>> Start Dataset extract

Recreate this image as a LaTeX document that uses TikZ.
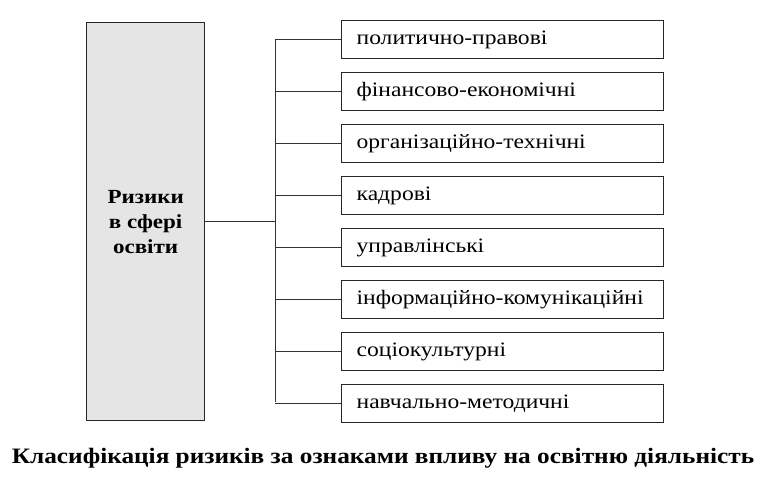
\documentclass[tikz,border=0pt]{standalone}
\usepackage{fontspec}
\setmainfont{Liberation Serif}[FakeStretch=1.15]
\begin{document}
\begin{tikzpicture}[x=1pt,y=-1pt,
 item/.style={draw=black!85,line width=1.3pt,minimum width=322pt,minimum height=38pt,anchor=north west,align=left,text width=292pt,inner xsep=14pt,font=\fontsize{20.5}{22}\selectfont},
 ln/.style={draw=black!80,line width=0.8pt}]
\useasboundingbox (0,0) rectangle (780,477);
\node[draw=black!85,line width=1.3pt,fill=black!10,minimum width=118pt,minimum height=398pt,anchor=north west,align=center,font=\bfseries\fontsize{20}{25}\selectfont] (main) at (86,22) {Ризики\\в сфері\\освіти};
\coordinate (trunkTop) at (275,39);
\coordinate (trunkBot) at (275,402);
\coordinate (mid) at (275,221);
\foreach \t [count=\i] in {политично-правові,фінансово-економічні,організаційно-технічні,кадрові,управлінські,інформаційно-комунікаційні,соціокультурні,навчально-методичні}{
 \node[item] (b\i) at (341,{20+(\i-1)*52}) {\strut\t};
 \draw[ln] (b\i.west) -- (b\i.west -| mid);
}
\draw[ln] (trunkTop) -- (trunkBot);
\draw[ln] (main.east |- mid) -- (mid);
\node[font=\bfseries\fontsize{22}{24}\selectfont] (cap) at (383,458) {Класифікація ризиків за ознаками впливу на освітню діяльність};
\end{tikzpicture}
\end{document}
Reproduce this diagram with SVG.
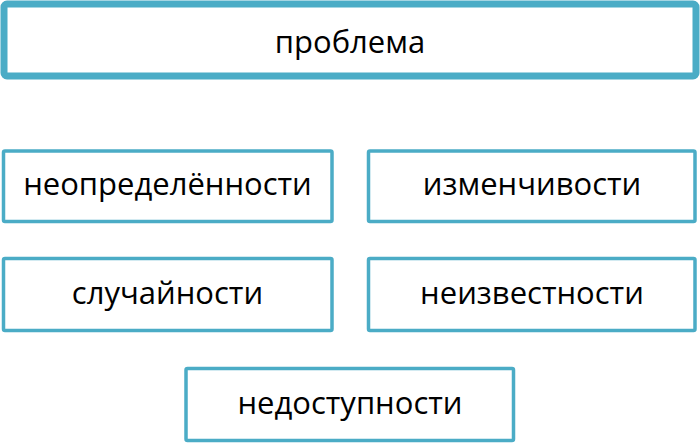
<svg xmlns="http://www.w3.org/2000/svg" width="700" height="443" viewBox="0 0 700 443">
<style>
.box{fill:#ffffff;stroke:#4BACC6;stroke-width:3.5}
.top{fill:#ffffff;stroke:#4BACC6;stroke-width:7}
.t{font-family:"Open Sans","Noto Sans","DejaVu Sans",sans-serif;font-size:31px;fill:#000000;text-anchor:middle}
</style>
<rect width="700" height="443" fill="#ffffff"/>
<g id="problem">
<rect class="top" x="4" y="4" width="692" height="72" rx="3"/>
<text class="t" x="350" y="53">проблема</text>
</g>
<g id="uncertainty">
<rect class="box" x="3.5" y="151" width="328.5" height="70.5" rx="1.5"/>
<text class="t" x="167.5" y="195">неопределённости</text>
</g>
<g id="variability">
<rect class="box" x="368.5" y="151" width="326.5" height="70.5" rx="1.5"/>
<text class="t" x="532" y="195">изменчивости</text>
</g>
<g id="randomness">
<rect class="box" x="3.5" y="258.5" width="328.5" height="72" rx="1.5"/>
<text class="t" x="167.5" y="304">случайности</text>
</g>
<g id="unknown">
<rect class="box" x="368.5" y="258.5" width="326.5" height="72" rx="1.5"/>
<text class="t" x="532" y="304">неизвестности</text>
</g>
<g id="inaccessibility">
<rect class="box" x="186" y="368.5" width="327.5" height="72" rx="1.5"/>
<text class="t" x="350" y="414">недоступности</text>
</g>
<g id="connectors"/>
</svg>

>> End Dataset extract

Stated exercise
Write the records out again in full, exactly, and skip every picture.

Exercise response
Recreate this image as a LaTeX document that uses TikZ.
\documentclass[tikz,border=0pt]{standalone}
\usepackage{fontspec}
\setmainfont{Liberation Serif}[FakeStretch=1.15]
\begin{document}
\begin{tikzpicture}[x=1pt,y=-1pt,
 item/.style={draw=black!85,line width=1.3pt,minimum width=322pt,minimum height=38pt,anchor=north west,align=left,text width=292pt,inner xsep=14pt,font=\fontsize{20.5}{22}\selectfont},
 ln/.style={draw=black!80,line width=0.8pt}]
\useasboundingbox (0,0) rectangle (780,477);
\node[draw=black!85,line width=1.3pt,fill=black!10,minimum width=118pt,minimum height=398pt,anchor=north west,align=center,font=\bfseries\fontsize{20}{25}\selectfont] (main) at (86,22) {Ризики\\в сфері\\освіти};
\coordinate (trunkTop) at (275,39);
\coordinate (trunkBot) at (275,402);
\coordinate (mid) at (275,221);
\foreach \t [count=\i] in {политично-правові,фінансово-економічні,організаційно-технічні,кадрові,управлінські,інформаційно-комунікаційні,соціокультурні,навчально-методичні}{
 \node[item] (b\i) at (341,{20+(\i-1)*52}) {\strut\t};
 \draw[ln] (b\i.west) -- (b\i.west -| mid);
}
\draw[ln] (trunkTop) -- (trunkBot);
\draw[ln] (main.east |- mid) -- (mid);
\node[font=\bfseries\fontsize{22}{24}\selectfont] (cap) at (383,458) {Класифікація ризиків за ознаками впливу на освітню діяльність};
\end{tikzpicture}
\end{document}
Reproduce this diagram with SVG.
<svg xmlns="http://www.w3.org/2000/svg" width="700" height="443" viewBox="0 0 700 443">
<style>
.box{fill:#ffffff;stroke:#4BACC6;stroke-width:3.5}
.top{fill:#ffffff;stroke:#4BACC6;stroke-width:7}
.t{font-family:"Open Sans","Noto Sans","DejaVu Sans",sans-serif;font-size:31px;fill:#000000;text-anchor:middle}
</style>
<rect width="700" height="443" fill="#ffffff"/>
<g id="problem">
<rect class="top" x="4" y="4" width="692" height="72" rx="3"/>
<text class="t" x="350" y="53">проблема</text>
</g>
<g id="uncertainty">
<rect class="box" x="3.5" y="151" width="328.5" height="70.5" rx="1.5"/>
<text class="t" x="167.5" y="195">неопределённости</text>
</g>
<g id="variability">
<rect class="box" x="368.5" y="151" width="326.5" height="70.5" rx="1.5"/>
<text class="t" x="532" y="195">изменчивости</text>
</g>
<g id="randomness">
<rect class="box" x="3.5" y="258.5" width="328.5" height="72" rx="1.5"/>
<text class="t" x="167.5" y="304">случайности</text>
</g>
<g id="unknown">
<rect class="box" x="368.5" y="258.5" width="326.5" height="72" rx="1.5"/>
<text class="t" x="532" y="304">неизвестности</text>
</g>
<g id="inaccessibility">
<rect class="box" x="186" y="368.5" width="327.5" height="72" rx="1.5"/>
<text class="t" x="350" y="414">недоступности</text>
</g>
<g id="connectors"/>
</svg>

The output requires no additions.